I wanted them to be rid of any apprehension of interacting with me. In classes I created quizzes for them to attempt, I started giving them more time to draw to express themselves and then teaching them how to describe what they drew in English. They felt more comfortable writing down English words than articulating them for fear of mispronouncing them. I would then say words and sentences and get them to repeat after me. The students gradually started developing a penchant for the classes and were not afraid of me anymore. They would write me letters, they would come up to me and have a chat during their break times, and some of them even invited me to have lunch with them. During their classes, I taught them about my country and its culture. I even taught them how a line follower robot works using a bot car I had programmed! They had lots of fun constructing different tracks for the robot to run on.

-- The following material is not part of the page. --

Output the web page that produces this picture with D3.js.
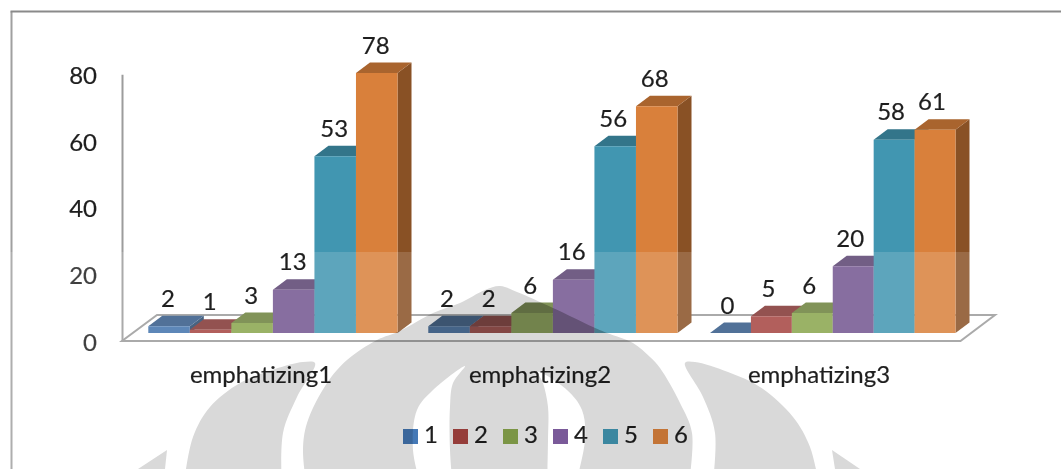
<!DOCTYPE html>
<html>
<head>
<meta charset="utf-8">
<style>
  html, body { margin: 0; padding: 0; background: #fff; overflow: hidden; }
  text { font-family: Lato, "Open Sans", sans-serif; fill: #1e1e1e; stroke: #1e1e1e; stroke-width: 0.2px; }
</style>
<script src="https://cdn.jsdelivr.net/npm/d3@7/dist/d3.min.js"></script>
</head>
<body>
<svg id="chart" width="1061" height="469"></svg>
<script>
// Scores per item, one list per answer level
const categories = ["emphatizing1", "emphatizing2", "emphatizing3"];
const seriesNames = ["1", "2", "3", "4", "5", "6"];
const level1 = [2, 2, 0];
const level2 = [1, 2, 5];
const level3 = [3, 6, 6];
const level4 = [13, 16, 20];
const level5 = [53, 56, 58];
const level6 = [78, 68, 61];
const seriesValues = [level1, level2, level3, level4, level5, level6];
const seriesColors = ["#4172ac", "#a54340", "#89a54c", "#735590", "#4196b1", "#d9803b"];
const yTicks = [0, 20, 40, 60, 80];

// Background emblem outlines in page pixels; each runs from the bottom edge round to the bottom edge
const emblemDome = [[688,490],[692,433],[680,403],[660,368],[650,357],[633,343],[607,333],[593,327],[553,308],[517,292],[500,286],
                    [485,290],[460,303],[433,313],[400,331],[377,340],[347,360],[327,383],[307,423],[303,450],[307,490]];
const emblemLeftWing = [[282,490],[283,433],[297,397],[315,363],[303,362],[275,369],[240,383],[210,407],[193,437],[183,490]];
const emblemRightWing = [[712,490],[715,433],[703,397],[685,363],[695,362],[728,372],[760,387],[793,417],[810,447],[820,490]];
const emblemLeftTip = [[167,450],[165,469],[138,469]];
const emblemRightTip = [[832,450],[860,469],[835,469]];
const emblemLeftArc = [[453,490],[450,450],[450,407],[453,383],[465,366],[433,390],[417,410],[413,450],[422,490]];
const emblemRightArc = [[547,490],[548,440],[548,407],[543,383],[538,372],[567,390],[582,410],[585,440],[574,490]];

const svg = d3.select("#chart");
svg.append("rect").attr("width", 1061).attr("height", 469).attr("fill", "#fff");

// Outer frame: open on the right and at the bottom
svg.append("path").attr("d", "M11.5,469V11.5").attr("fill", "none").attr("stroke", "#a0a0a0").attr("stroke-width", 2);
svg.append("path").attr("d", "M10.5,11.5H1061").attr("fill", "none").attr("stroke", "#8a8a8a").attr("stroke-width", 2);

// Scales: the front face of a bar stands on frontBase, the axis on wallBase
const unit = 260 / 78;
const frontBase = 333, wallBase = 341;
const yFront = d3.scaleLinear().domain([0, 80]).range([frontBase, frontBase - 80 * unit]);
const yWall = d3.scaleLinear().domain([0, 80]).range([wallBase, wallBase - 80 * unit]);
const groupSpans = [[148.3, 397.5], [428.3, 677.5], [710, 955.5]];
const xSeries = groupSpans.map(span => d3.scaleBand().domain(seriesNames).range(span));
const xCategoryLabel = d3.scalePoint().domain(categories).range([261, 819]);
const depthX = 14, depthY = 10.5;

// Floor plate and vertical axis
const floorCorners = [[122, wallBase], [960.5, wallBase], [995, 315], [157, 315]];
svg.append("path")
  .attr("d", d3.line()(floorCorners) + "Z")
  .attr("fill", "#fff").attr("stroke", "#9c9c9c").attr("stroke-width", 2);

const yAxis = d3.axisLeft(yWall).tickValues(yTicks).tickSize(0).tickPadding(25).tickFormat(d3.format("d"));
const axisG = svg.append("g").attr("transform", "translate(122,0)").call(yAxis);
axisG.select(".domain").attr("stroke", "#9c9c9c").attr("stroke-width", 2);
axisG.selectAll("text").attr("font-size", 24).attr("dy", 9).style("font-family", "Lato").style("fill", "#1e1e1e");

const shade = (hex, k) => {
  const c = d3.rgb(hex);
  return d3.rgb(c.r * k, c.g * k, c.b * k).formatHex();
};

// One record per bar
const records = [];
categories.forEach((cat, ci) => {
  seriesNames.forEach((name, si) => {
    records.push({ ci, name, value: seriesValues[si][ci], color: seriesColors[si] });
  });
});
const poly = d3.line();
const left = d => xSeries[d.ci](d.name);
const right = d => left(d) + xSeries[d.ci].bandwidth();
const sidePath = d => poly([[right(d), yFront(d.value)], [right(d) + depthX, yFront(d.value) - depthY],
                            [right(d) + depthX, yFront(0) - depthY], [right(d), yFront(0)]]) + "Z";
const topPath = d => poly([[left(d), yFront(d.value)], [left(d) + depthX, yFront(d.value) - depthY],
                           [right(d) + depthX, yFront(d.value) - depthY], [right(d), yFront(d.value)]]) + "Z";
const frontPath = d => poly([[left(d), yFront(d.value)], [right(d), yFront(d.value)],
                             [right(d), yFront(0)], [left(d), yFront(0)]]) + "Z";

// Bars: side, top and front of each box, left to right so neighbours overlap correctly
const bars = svg.append("g").selectAll("g.bar").data(records).join("g").attr("class", "bar");
bars.append("path").attr("fill", d => shade(d.color, 0.63)).attr("d", sidePath);
bars.append("path").attr("fill", d => shade(d.color, 0.78)).attr("d", topPath);
bars.append("path").attr("fill", d => d.color).attr("d", frontPath);

// Clip region covering the bars, used to deepen the emblem where it crosses them
svg.append("clipPath").attr("id", "barsClip").selectAll("path").data(records).join("path")
  .attr("d", d => sidePath(d) + topPath(d) + frontPath(d));

// Pale veil over the lower part of the plot
svg.append("rect").attr("x", 0).attr("y", 252).attr("width", 1061).attr("height", 217)
  .attr("fill", "#fff").attr("opacity", 0.15);

// Value labels above each bar
svg.append("g").selectAll("text").data(records).join("text")
  .attr("x", d => (left(d) + right(d)) / 2 - 1 - d.ci)
  .attr("y", d => yFront(d.value) - depthY - 9)
  .attr("text-anchor", "middle")
  .attr("font-size", 24)
  .text(d => d.value);

// Category labels
svg.append("g").selectAll("text").data(categories).join("text")
  .attr("x", d => xCategoryLabel(d))
  .attr("y", 383)
  .attr("text-anchor", "middle")
  .attr("font-size", 24)
  .text(d => d);

// Legend
const xLegend = d3.scalePoint().domain(seriesNames).range([403, 653]);
const legend = svg.append("g").selectAll("g").data(seriesNames).join("g")
  .attr("transform", d => `translate(${xLegend(d)},429)`);
legend.append("rect").attr("width", 15).attr("height", 15)
  .attr("fill", (d, i) => shade(seriesColors[i], 1.06));
legend.append("text").attr("x", 21).attr("y", 14).attr("font-size", 24).text(d => d);

// Grey emblem printed over the page, darkening whatever lies beneath it
const outline = d3.line().curve(d3.curveCatmullRom.alpha(0.5));
const emblem = svg.append("g").style("mix-blend-mode", "multiply");
[emblemDome, emblemLeftWing, emblemRightWing].forEach(shape => {
  emblem.append("path").attr("d", outline(shape) + "Z").attr("fill", "#d9d9d9");
});
[emblemLeftTip, emblemRightTip].forEach(shape => {
  emblem.append("path").attr("d", poly(shape) + "Z").attr("fill", "#d9d9d9");
});
[emblemLeftArc, emblemRightArc].forEach(shape => {
  emblem.append("path").attr("d", outline(shape) + "Z").attr("fill", "#fff");
});

// Second pass of the dome, limited to the bars
svg.append("g").attr("clip-path", "url(#barsClip)").style("mix-blend-mode", "multiply")
  .append("path").attr("d", outline(emblemDome) + "Z").attr("fill", "#dedede");
</script>
</body>
</html>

Ultimately, I would never regret having taken this journey as I have gained so much from it. The gratification you get from knowing that you made a difference in someone’s life will remain unmatched. Some students continue to text me on messenger saying that they miss me or just to have a conversation with me. One even said ‘Sneha teacher, please text me a few questions in English! I want to see if I can answer them’. To realise that I inspired the students to learn English and take initiatives to keep improving their skills makes me feel special and it undoubtedly boosts my self-confidence. I think while studying we get caught up in finding an internship or landing that first job related to our field. Remember, you can always do something very different from what you are studying and try to incorporate your interests to make the most out of the new experience. Who knows, it may even make you rethink your degree. For example, I study Mechatronics Engineering, yet I was able to use my English lessons to teach them about programming and how a simple bot car would work. While I won’t be changing degrees, I feel a sense of achievement that I was able to successfully cross boundaries to create an impact in another part of the world. This project has been a very memorable experience for me and I will carry the lessons I learnt from it with me throughout my life. I hope if you get a chance to go on similar volunteering projects that you go ahead and give it a try yourself!